The buildup towards the 2019 general election and unrest in food producing states are two key factors that may hinder the Central Bank of Nigeria (CBN) to achieve a single digit inflation rate this year.
When inflation rate reached a record high of 18.72 per cent in early 2017 and instability rocked the nation’s foreign exchange, the Monetary Policy Committee (MPC) members of CBN were disturbed and considered possible means to ease pressure on the nation’s economy.
Since Inflation rate in Nigeria eased further to 11.23 per cent in June of 2018 from 11.61 per cent in the previous month, the CBN is now faced with other challenges, political spending and herdsmen attacks in key five food producing states.
Inflation Rate in Nigeria averaged 12.50 per cent from 1996 until 2018, reaching an all time high of 47.56 per cent in January of 1996 and a record low of -2.49 per cent in January of 2000.
According to analysts, the prevailing crisis in the food producing states in Nigeria is putting single digit inflation rate in 2018 on pressure.
They hinted that the attack is a major risk to the achievement of CBN’s single digit inflation rate in 2018.

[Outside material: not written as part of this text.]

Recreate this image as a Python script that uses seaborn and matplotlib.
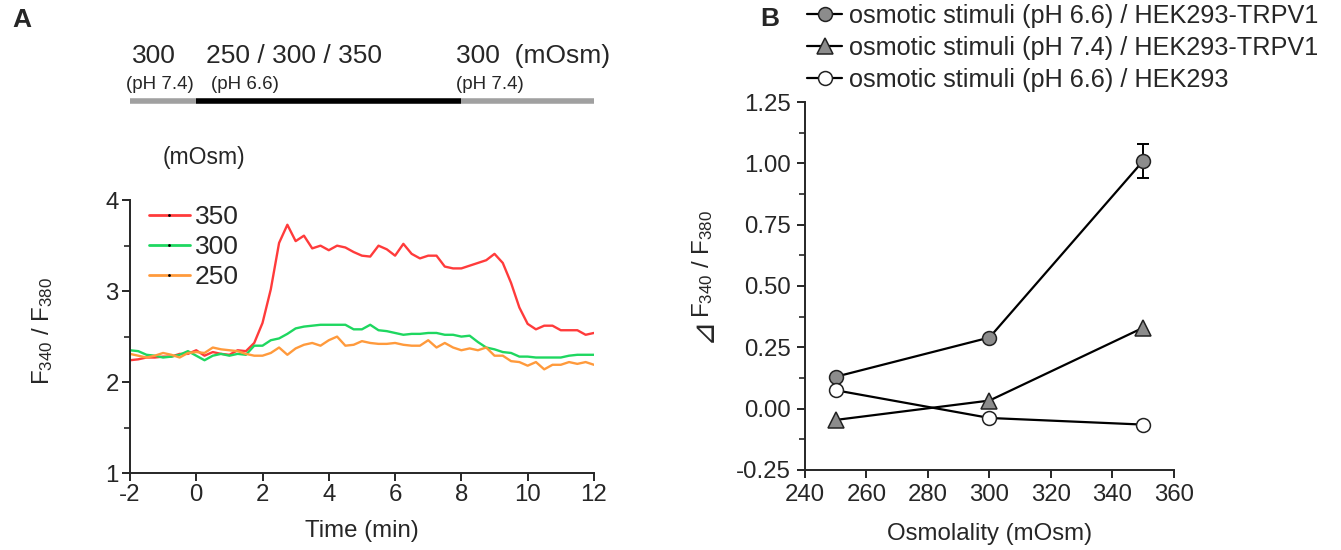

According to FSDH report, “Although the inflation rate may continue to drop, it may remain in double digits in 2018. Under the current situation, they (FSDH Research) expect the inflation rate to end the year in the region of 10.4per cent.”
Coronation Research, a part of Coronation Merchant Bank Group, has said there are strong indications that the CBN will raise interest rate in fourth quarter (Q4) of 2018 to retain foreign portfolio investors in the country.
The company said Nigeria will have to offer a higher interest rates more than what the market currently offers to attract international investors looking for a return, and lock in domestic funds that might otherwise go to the foreign exchange market.
The governor of CBN, Godwin Emefiele, at the last MPC, noted that the downside risks to growth outlook include: continuing delay in the implementation of the 2018 budget; worsening farmer-herdsmen conflicts in some parts of the country; continued non-payment of workers’ salaries and pensions in some states; rising sovereign debt, as well as uncertainties surrounding the direction of trade, including the external demand for Nigeria’s oil.
The Independent National Electoral Commission (INEC) has scheduled the 2019 Presidential and National Assembly elections for Saturday, February 16, 2019, while the Governorship and State Assembly/Federal Capital Territory (FCT) Council elections have been scheduled for Saturday, March 2nd, 2019.
Emefiele also flagged the delayed passage of the record 2018 budget of N9.12 trillion ($25 billion) and pre-election spending as possible price risks in the second half of the year.
He explained that the members, called on the Bank to continue to build on the progress already made to sustain the moderation in inflation.
MPC, which is the highest policy making committee of the CBN is expected to achieve inflation rate that will engender productivity and sustainable development without creating undue instability in the economy.
While inflation rate has since slowed to below the monetary policy rate, the MPC has shifted from some members voting for rate cuts in January to three of 10 members favouring higher rates at the July meeting.
Meanwhile, the MPC members over time had voted to retain Interest rate also called Monetary Policy Rate (MPR) at 14 per cent; Cash Reserve Ratio at 22.5 per cent and Liquidity Ratio at 30 per cent, in a move to further slow down inflation rate.
Amid crisis to sustain the slowdown in inflation rate, the apex bank had consistently intervene in the foreign exchange, grant loans to key sector of the economy and drive agriculture productivity in some rice producing states.
However, the planned raise in its benchmark interest rate before the general elections might be considered as bail out to slowdown inflation rate as most analysts did not see that coming.
There is a scope that the MPC members might increase MPR before the February general elections.
Nigerian NewsDirect is not in support of hike in MPR and tighten policy in response to higher inflation rate.
The apex bank MPC members should initiate another fresh strategy at tackling inflow of foreign investors and stabilize the Naira.
The MPR might slowdown inflation rate and attract foreign investors, but the multiple effects, lending to domestic investors and common man on the street might not feel the effect of the hike.
After all, the federal government of Nigeria is not relenting in its efforts to curb the herdsmen attacks in affected states, which should be another impetus that the MPC should consider before increasing MPR.
We further urged the CBN to consider other economic tools in its framework to intervene in possible hike in inflation rate going forward.